Nella primavera del 2019 assumi il ruolo di Executive Chef del Byblos Art Hotel Villa Amistà, cosa ti eri ripromesso all’inizio di questa grande sfida?
Ho sentito nel cuore questa sfida, dopo anni trascorsi all’estero per poi tornare in Valpolicella, la mia terra, mi ha dato un senso di responsabilità ed emozione.
Tutto ciò significa trasmettere ai clienti la mia passione che ho coltivato negli anni e metterla in pratica nel luogo che più mi caratterizza.
Poi la Guida Michelin Italia 2021 ti ha premiato con la stella, quali sono state le tue prime sensazioni?
Ho avuto un brivido in tutto il corpo ed ero quasi incredulo del prestigioso riconoscimento nonostante la consapevolezza di aver portato avanti una filosofia di cucina ben definita.
La tipologia di cucina che proponiamo ai nostri clienti è tradizionale ma allo stesso tempo contemporanea, reinterpretiamo le ricette della tradizione Veneta, partendo dalla materia prima di eccellenza locale ma anche con delle eccellenze scoperte nelle esperienze avute all’estero.
Alcuni piatti sono ormai iconici della sua cucina e del Ristorante Amistà i “Tortelli di corte veronese, gli “Gnocchi di ‘Fioreta di Malga, cedro, tartare di capesante, foie gras”, il “Baccalà 2020” e “Agnello di Brogna, cipolla rossa di Bassano, morchelle”, qual è il processo per la creazione di un nuovo piatto?

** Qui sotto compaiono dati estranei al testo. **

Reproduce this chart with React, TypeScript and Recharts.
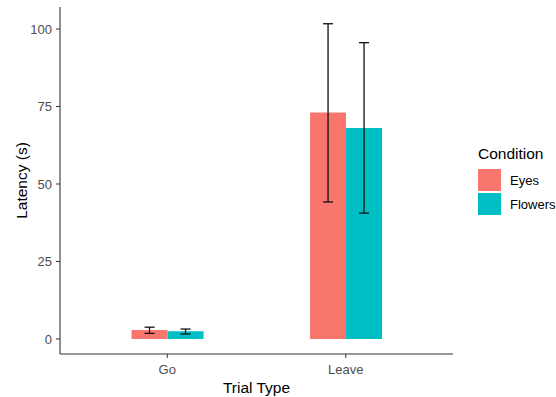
import React from 'react';
import { BarChart, Bar, XAxis, YAxis, ErrorBar, Legend } from 'recharts';

const categories = ['Go', 'Leave'];
const eyesMean = [2.9, 73.1];
const eyesLow = [1.8, 44.2];
const eyesHigh = [3.8, 101.7];
const flowersMean = [2.5, 68.1];
const flowersLow = [1.6, 40.6];
const flowersHigh = [3.2, 95.6];
const yTicks = [0, 25, 50, 75, 100];
const seriesNames = ['Eyes', 'Flowers'];
const seriesColors = ['#F8766D', '#00BFC4'];

const data = categories.map((c, i) => ({
  type: c,
  eyes: eyesMean[i],
  eyesErr: [eyesMean[i] - eyesLow[i], eyesHigh[i] - eyesMean[i]],
  flowers: flowersMean[i],
  flowersErr: [flowersMean[i] - flowersLow[i], flowersHigh[i] - flowersMean[i]],
}));

const FONT = '"Liberation Sans", Arial, sans-serif';

const LegendContent = () => (
  <div style={{ position: 'relative', width: 556, height: 397, fontFamily: FONT }}>
    <div style={{ position: 'absolute', left: 478, top: 145, fontSize: 15.5, lineHeight: '18px', color: '#000' }}>
      Condition
    </div>
    {seriesNames.map((n, i) => (
      <div key={n} style={{ position: 'absolute', left: 478, top: 169 + i * 24, height: 22, display: 'flex', alignItems: 'center' }}>
        <div style={{ width: 23, height: 22, background: seriesColors[i] }} />
        <div style={{ marginLeft: 9, fontSize: 13, color: '#000', whiteSpace: 'nowrap' }}>{n}</div>
      </div>
    ))}
  </div>
);

export default function App() {
  return (
    <div style={{ position: 'absolute', left: 0, top: 0, width: 556, height: 397, background: '#fff', fontFamily: FONT, overflow: 'hidden' }}>
      <BarChart
        width={556}
        height={397}
        data={data}
        margin={{ top: 7, right: 103, bottom: 0, left: 0 }}
        barCategoryGap="30%"
        barGap={0}
      >
        <XAxis
          dataKey="type"
          height={43}
          padding={{ left: 18, right: 18 }}
          axisLine={{ stroke: '#333', strokeWidth: 1.1 }}
          tickLine={{ stroke: '#333' }}
          tickSize={4}
          tickMargin={7}
          tick={{ fill: '#4D4D4D', fontSize: 13, fontFamily: FONT }}
          label={({ viewBox }: any) => (
            <text
              x={viewBox.x + viewBox.width / 2}
              y={viewBox.y + 38.5}
              textAnchor="middle"
              fontSize={15.5}
              fill="#000"
              fontFamily={FONT}
            >
              Trial Type
            </text>
          )}
        />
        <YAxis
          width={60}
          domain={[-4.85, 107.1]}
          ticks={yTicks}
          allowDataOverflow
          axisLine={{ stroke: '#333', strokeWidth: 1.1 }}
          tickLine={{ stroke: '#333' }}
          tickSize={4}
          tickMargin={4}
          tick={{ fill: '#4D4D4D', fontSize: 13, fontFamily: FONT }}
          label={({ viewBox }: any) => {
            const cx = 26.5;
            const cy = viewBox.y + viewBox.height / 2;
            return (
              <text
                x={cx}
                y={cy}
                transform={`rotate(-90, ${cx}, ${cy})`}
                textAnchor="middle"
                fontSize={15.5}
                fill="#000"
                fontFamily={FONT}
              >
                Latency (s)
              </text>
            );
          }}
        />
        <Legend
          layout="vertical"
          align="center"
          verticalAlign="middle"
          wrapperStyle={{ left: 0, top: 0, width: 556, height: 397, pointerEvents: 'none' }}
          content={() => <LegendContent />}
        />
        <Bar dataKey="eyes" name="Eyes" fill={seriesColors[0]} isAnimationActive={false}>
          <ErrorBar dataKey="eyesErr" width={5} stroke="#111" strokeWidth={1.3} direction="y" />
        </Bar>
        <Bar dataKey="flowers" name="Flowers" fill={seriesColors[1]} isAnimationActive={false}>
          <ErrorBar dataKey="flowersErr" width={5} stroke="#111" strokeWidth={1.3} direction="y" />
        </Bar>
      </BarChart>
    </div>
  );
}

Un piatto deve generare delle emozioni e dei ricordi, quindi parto sempre da questi elementi per la creazione di nuove pietanze. Una volta che ho individuato queste sensazioni si completa il piatto con tecniche e golosità per renderlo appetibile e affascinante.
L’Arte è dunque il tratto distintivo e il filo conduttore del concept del Byblos Art Hotel, Ristorante Amistà è stato pensato per fondersi armoniosamente con l’hotel, com’è lavorare un locale pervaso d’arte?
La cucina è una vera e propria disciplina artistica, lavorando in questo magnifico ristorante dove l’arte è l’elemento che ci contraddistingue mi sento a mio agio.
L’espressione artistica di tutte le opere che ci circondano la cerco di riprodurre nei piatti con una mia personale interpretazione delle ricette della tradizione.
Un percorso artistico che passa attraverso la mia cucina, tra le vie della Valpolicella lungo la strada di casa…
Sei veneto, qual è il piatto della memoria a cui sei più legato e perché?
Non ho un piatto particolare a cui sono maggiormente legato, alcuni di questi sono il Baccalà, il tortello di corte Veronese, il risotto al “tastasal” e lo gnocco di fioreta.
Queste sono le pietanze che mi danno dei profondi ricordi ed emozioni, gli ho rivisitati in chiave contemporanea e sono in carta nel mio menu al ristorante Amistà.
Qual è il tuo sogno nel cassetto?
Il mio sogno nel cassetto è quello di poter continuare a fare quanto più a lungo questo lavoro, diventando un punto di riferimento nella Valpolicella e non solo, ampliando sempre più la mia filosofia di cucina a livello nazionale ed internazionale.